Federal officials “share but cannot fully imagine the grief” felt by Taylor’s family, U.S. Attorney General Merrick Garland said in announcing the charges.

“Breonna Taylor should be alive today,” he said. The charges range from unlawful conspiracies, use of force and obstruction of justice, Garland said.

The charges are against former officers Joshua Jaynes, Brett Hankison and Kelly Goodlett, along with Sgt. Kyle Meany.

Local activists and members of the Taylor family celebrated the charges and thanked federal officials.

“This is a day when Black women saw equal justice in America,” lawyer Benjamin Crump said.

Some of Taylor’s family and other supporters gathered in a park downtown Thursday and chanted “Say her name, Breonna Taylor!”

Taylor was shot to death by Louisville officers who had knocked down her door while executing the search warrant. Taylor’s boyfriend fired a shot that hit one of the officers as they came through the door and they returned fire, striking Taylor multiple times.

Garland said the officers at Taylor’s home just after midnight on March 13, 2020, “were not involved in the drafting of the warrant, and were unaware of the false and misleading statements.” Hankison was the only officer charged Thursday who was on the scene that night.

Hankison is facing two civil rights charges alleging he used excessive force when he retreated from Taylor’s door, turned a corner and fired 10 shots into the side of her two-bedroom apartment. Bullets flew into a neighbor’s apartment, nearly striking one man.
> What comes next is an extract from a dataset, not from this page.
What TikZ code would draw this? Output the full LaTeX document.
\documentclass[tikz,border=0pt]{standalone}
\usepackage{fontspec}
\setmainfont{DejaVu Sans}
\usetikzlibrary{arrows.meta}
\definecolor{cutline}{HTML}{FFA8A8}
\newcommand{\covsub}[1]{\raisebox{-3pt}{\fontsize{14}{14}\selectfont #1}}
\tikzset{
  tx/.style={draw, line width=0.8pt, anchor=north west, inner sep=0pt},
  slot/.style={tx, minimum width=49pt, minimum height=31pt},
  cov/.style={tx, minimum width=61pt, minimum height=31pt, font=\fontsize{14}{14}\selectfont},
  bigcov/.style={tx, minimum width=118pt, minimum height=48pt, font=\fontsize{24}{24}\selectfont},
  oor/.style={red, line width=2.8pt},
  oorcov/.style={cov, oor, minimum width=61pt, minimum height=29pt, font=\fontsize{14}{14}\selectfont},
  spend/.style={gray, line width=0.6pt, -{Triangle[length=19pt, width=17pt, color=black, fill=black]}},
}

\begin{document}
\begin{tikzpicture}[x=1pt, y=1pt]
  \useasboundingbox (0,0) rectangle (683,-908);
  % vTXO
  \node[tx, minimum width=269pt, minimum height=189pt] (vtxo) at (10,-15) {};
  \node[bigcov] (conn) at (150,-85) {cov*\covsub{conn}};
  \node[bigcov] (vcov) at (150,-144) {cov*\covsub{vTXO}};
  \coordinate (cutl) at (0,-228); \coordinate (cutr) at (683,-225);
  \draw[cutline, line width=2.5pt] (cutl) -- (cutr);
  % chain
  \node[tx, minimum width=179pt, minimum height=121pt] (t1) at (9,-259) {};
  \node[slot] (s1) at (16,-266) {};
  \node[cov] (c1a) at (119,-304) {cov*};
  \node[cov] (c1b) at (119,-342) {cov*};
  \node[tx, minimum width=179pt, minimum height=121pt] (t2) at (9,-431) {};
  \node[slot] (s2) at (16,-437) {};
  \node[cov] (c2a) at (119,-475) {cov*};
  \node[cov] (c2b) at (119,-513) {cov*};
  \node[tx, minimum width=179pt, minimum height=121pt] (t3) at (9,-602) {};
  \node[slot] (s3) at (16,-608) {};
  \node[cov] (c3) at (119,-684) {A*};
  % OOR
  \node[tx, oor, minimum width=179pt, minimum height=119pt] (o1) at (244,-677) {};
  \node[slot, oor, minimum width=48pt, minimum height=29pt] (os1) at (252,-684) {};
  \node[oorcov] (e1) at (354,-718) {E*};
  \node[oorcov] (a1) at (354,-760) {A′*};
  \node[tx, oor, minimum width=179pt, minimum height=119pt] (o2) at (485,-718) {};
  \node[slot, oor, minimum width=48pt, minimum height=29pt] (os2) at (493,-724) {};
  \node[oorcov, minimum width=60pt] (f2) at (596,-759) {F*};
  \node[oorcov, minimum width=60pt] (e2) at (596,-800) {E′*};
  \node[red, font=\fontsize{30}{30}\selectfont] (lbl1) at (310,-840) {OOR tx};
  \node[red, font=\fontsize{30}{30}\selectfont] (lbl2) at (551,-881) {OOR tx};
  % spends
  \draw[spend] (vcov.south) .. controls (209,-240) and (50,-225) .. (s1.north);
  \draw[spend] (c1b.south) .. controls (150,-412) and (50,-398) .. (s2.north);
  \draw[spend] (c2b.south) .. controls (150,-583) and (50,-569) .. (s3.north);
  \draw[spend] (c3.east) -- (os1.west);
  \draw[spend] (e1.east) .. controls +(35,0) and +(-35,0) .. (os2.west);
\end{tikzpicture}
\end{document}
He was acquitted by a jury of state charges of wanton endangerment earlier this year in Louisville.

Jaynes had applied for the warrant to search Taylor’s house. He was fired in January 2021 by former Louisville Police interim chief Yvette Gentry for violating department standards in the preparation of a search warrant execution and for being “untruthful” in the Taylor warrant.
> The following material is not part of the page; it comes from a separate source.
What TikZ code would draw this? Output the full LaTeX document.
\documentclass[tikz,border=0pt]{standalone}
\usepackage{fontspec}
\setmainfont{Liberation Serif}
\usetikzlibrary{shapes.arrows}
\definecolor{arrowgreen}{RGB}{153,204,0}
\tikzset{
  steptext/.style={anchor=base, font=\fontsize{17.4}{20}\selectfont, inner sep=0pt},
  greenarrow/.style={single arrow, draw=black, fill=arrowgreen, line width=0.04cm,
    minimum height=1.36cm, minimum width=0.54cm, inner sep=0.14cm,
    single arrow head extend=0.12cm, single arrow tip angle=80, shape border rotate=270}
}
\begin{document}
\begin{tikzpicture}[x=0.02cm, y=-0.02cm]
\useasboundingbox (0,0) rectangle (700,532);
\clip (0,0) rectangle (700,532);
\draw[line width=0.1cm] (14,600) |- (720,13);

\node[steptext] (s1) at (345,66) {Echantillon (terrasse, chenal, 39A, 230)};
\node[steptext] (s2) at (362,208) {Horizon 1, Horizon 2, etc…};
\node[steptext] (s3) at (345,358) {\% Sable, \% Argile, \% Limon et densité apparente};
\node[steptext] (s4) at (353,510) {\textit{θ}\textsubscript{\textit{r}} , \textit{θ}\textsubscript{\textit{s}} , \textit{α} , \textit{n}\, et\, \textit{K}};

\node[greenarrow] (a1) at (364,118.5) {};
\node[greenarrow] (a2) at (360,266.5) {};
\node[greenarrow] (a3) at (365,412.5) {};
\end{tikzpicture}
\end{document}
Jaynes and Goodlett allegedly conspired to falsify an investigative document that was written after Taylor’s death, Garland said. Federal investigators also allege Meany, who testified at Hankison’s trial earlier this year, lied to the FBI during its investigation.

Garland alleged that Jaynes and Goodlett met in a garage in May 2020 “where they agreed to tell investigators a false story.”